По правде говоря, исполнение этих обязанностей трудно было назвать работой — Раполас трудился в основном языком: давал многочисленные умные советы и не жалел понуканий; сам он к ним, разумеется, не прислушивался.
«Рентовщиком», неврастеником назвали бы его односельчане, имей они представление о модной болезни нервов и время болеть чем-нибудь, пусть даже серьезным. Раполас напоминал сломанную пополам палку: на месте, в котором она сломана, появляется столько острых отщепов, что, как оба конца ни соединяй, прямую палку не составишь, а уж о ее прочности и говорить нечего.
Утверждают, что есть такие ненормальные, которые боятся открытого пространства и пустоты: если им не за что ухватиться, они падают. Раполас мог бы относиться к их числу, только у него получилось наоборот: он нуждался в пустоте для того, чтобы руки всегда были свободны и не надо было за что-нибудь хвататься. Даже свою палку, без которой ему, видимо, было уже не обойтись, охотно совал Адомелису: играй, опирайся или скачи верхом.
Как бы там ни было, а бывший распорядитель, дворовый Гейше не был чужим ни в своем доме, ни в той же деревне. Для домочадцев он являлся своего рода хранителем домашнего очага или, если так можно выразиться, добрым духом, который опекает дом и оберегает от злых козней. Любой семейной заботе Раполас отдавал всю свою душу. Увлеченно строил вместе с остальными планы предстоящих работ: когда и что пора начинать, как сделать то-то и то-то и как управиться со всеми делами без проволочек. Он был кровно заинтересован в том, чтобы все было сделано в срок и добротно. Мудрости, хозяйственной и житейской сметки ему было не занимать, это был в прямом смысле слова наставник и философ. Каждого, кто принимался за какую-нибудь работу, он провожал наставлениями, а порой даже приказаниями или настоятельными требованиями. А затем ждал его возвращения и выяснял, все ли исполнено в точности, или почему на сей раз что-то недоделано.

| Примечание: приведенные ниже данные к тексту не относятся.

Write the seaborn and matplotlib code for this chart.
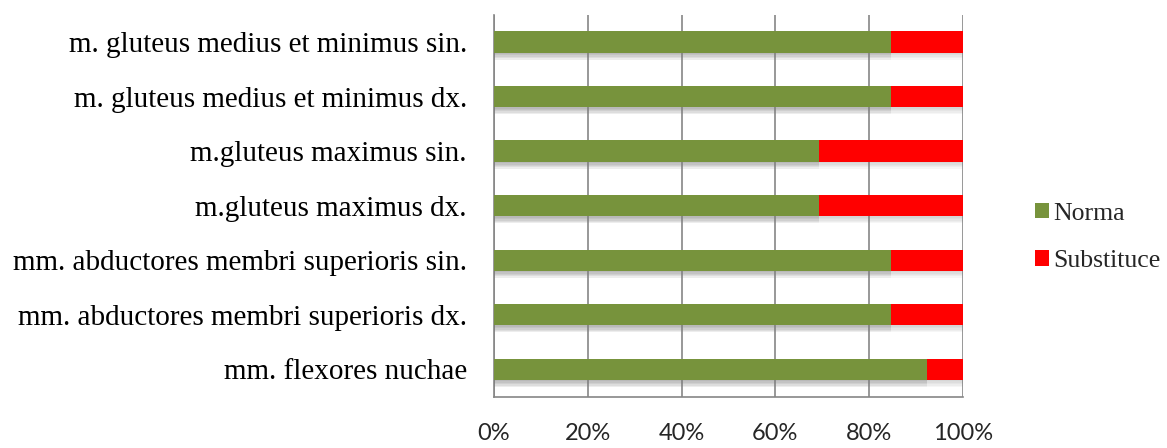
import matplotlib
matplotlib.use("Agg")
import matplotlib.pyplot as plt
import matplotlib.patheffects as pe
from matplotlib.patches import Patch
import numpy as np
import pandas as pd
import seaborn as sns

categories = [
    "m. gluteus medius et minimus sin.",
    "m. gluteus medius et minimus dx.",
    "m.gluteus maximus sin.",
    "m.gluteus maximus dx.",
    "mm. abductores membri superioris sin.",
    "mm. abductores membri superioris dx.",
    "mm. flexores nuchae",
]
norma = [84.6, 84.6, 69.2, 69.2, 84.6, 84.6, 92.3]
substituce = [15.4, 15.4, 30.8, 30.8, 15.4, 15.4, 7.7]
x_ticks = [0, 20, 40, 60, 80, 100]
x_tick_labels = ["0%", "20%", "40%", "60%", "80%", "100%"]

green = "#77933C"
red = "#FF0000"
grid_col = "#868686"

df = pd.DataFrame({"cat": categories, "Norma": norma, "Substituce": substituce})
df["total"] = df["Norma"] + df["Substituce"]

sns.set_theme(style="white")
plt.rcParams["font.family"] = ["Liberation Serif", "DejaVu Serif"]

fig = plt.figure(figsize=(11.67, 4.48), dpi=100)
ax = fig.add_axes([0.4233, 0.1145, 0.4019, 0.8527])

# soft drop shadow under each bar
shadow = [pe.SimplePatchShadow(offset=(0, -k), shadow_rgbFace="#808080", alpha=0.07)
          for k in (1, 2, 3, 4, 5)] + [pe.Normal()]

sns.barplot(data=df, x="total", y="cat", color=red, orient="h", width=0.39,
            saturation=1, ax=ax, zorder=3)
sns.barplot(data=df, x="Norma", y="cat", color=green, orient="h", width=0.39,
            saturation=1, ax=ax, zorder=4)
for p in ax.patches:
    p.set_linewidth(0)
    p.set_path_effects(shadow)

ax.set_xlim(0, 100)
ax.set_ylim(len(categories) - 0.5, -0.5)
ax.set_xlabel("")
ax.set_ylabel("")

ax.set_xticks(x_ticks)
ax.set_xticklabels(x_tick_labels, fontfamily="Lato", fontsize=17)
ax.xaxis.grid(True, color=grid_col, linewidth=1.2, zorder=0)
ax.set_axisbelow(True)

ax.set_yticks(np.arange(len(categories)))
ax.set_yticklabels(categories, fontsize=21)
ax.set_yticks(np.arange(-0.5, len(categories), 1), minor=True)
ax.tick_params(axis="y", which="major", length=0, pad=19.5)
ax.tick_params(axis="y", which="minor", length=5, width=1.2, color=grid_col, direction="out")
ax.tick_params(axis="x", length=5, width=1.2, color=grid_col, direction="out", pad=14)
for lbl in ax.get_yticklabels():
    lbl.set_color("black")

for s in ["top", "right"]:
    ax.spines[s].set_visible(False)
for s in ["left", "bottom"]:
    ax.spines[s].set_color(grid_col)
    ax.spines[s].set_linewidth(1.2)

handles = [Patch(facecolor=green, edgecolor="none"), Patch(facecolor=red, edgecolor="none")]
fig.legend(handles, ["Norma", "Substituce"],
           loc="center left", bbox_to_anchor=(0.867, 0.47), frameon=False,
           fontsize=18.5, handlelength=0.55, handleheight=0.55, handletextpad=0.18,
           labelspacing=1.0)

fig.savefig("out.png", dpi=100)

Раполасу было небезразлично, плохо или хорошо будет сделана работа, и выспрашивал-выпытывал он не ради праздного любопытства, а оттого, что опасался худшего и надеялся только на лучшее.
Скажем, в загоне полным-полно сена. Обычно крестьяне свозят его домой для просушки сырым: оставишь в поле — лошадьми кто-нибудь потравит, ну, а не потравит, все равно охапку-другую скормит. А по какому такому праву, коль это мое?! И так этого добра не густо. Сенцо отменное, луговое, у самой нивы кошенное и уж подсохнуть успело. Еще раз проветри и можешь смело складывать: не заплесневеет, не перегорит. Скотинка тебе за такой корм только спасибо скажет и жиру побольше нагуляет. Но что это? Туча! О господи, ведь вымочит! Сгнить-то сено не сгниет, а все же не то: скотине оно не таким покажется, как невымоченное, не прихваченное морозцем. И все сломя голову мчатся к загону с сеном, хватая на ходу что попало: кто грабли, кто вилы. А кто вообще без ничего, прямо голыми руками хватает ошметки сена и сметывает в копны: все не так сильно отсыреет, даже если и не успеют спрятать его в сарай. Первым бросается Раполас. Он волнуется, злится, выходит из себя, размахивает руками, торопит остальных, чтобы не стояли без дела. Тут же мечется как угорелая и его благоверная — как говорится, подол выше головы. А рядом по-куриному квохчет беременная жена Довидаса, обвешанная сеном, будто паклей. Раполас же, путаясь у всех под ногами, хоть бы клочок подхватил, хоть бы разок граблями его подгреб. Знай разоряется: «Живее, живее! Не видите разве, капает уже, вот-вот дождь начнется, не успеете… Ну вот, полило…» Последние слова он произносит, неожиданно успокоившись, с полнейшим равнодушием — и уходит.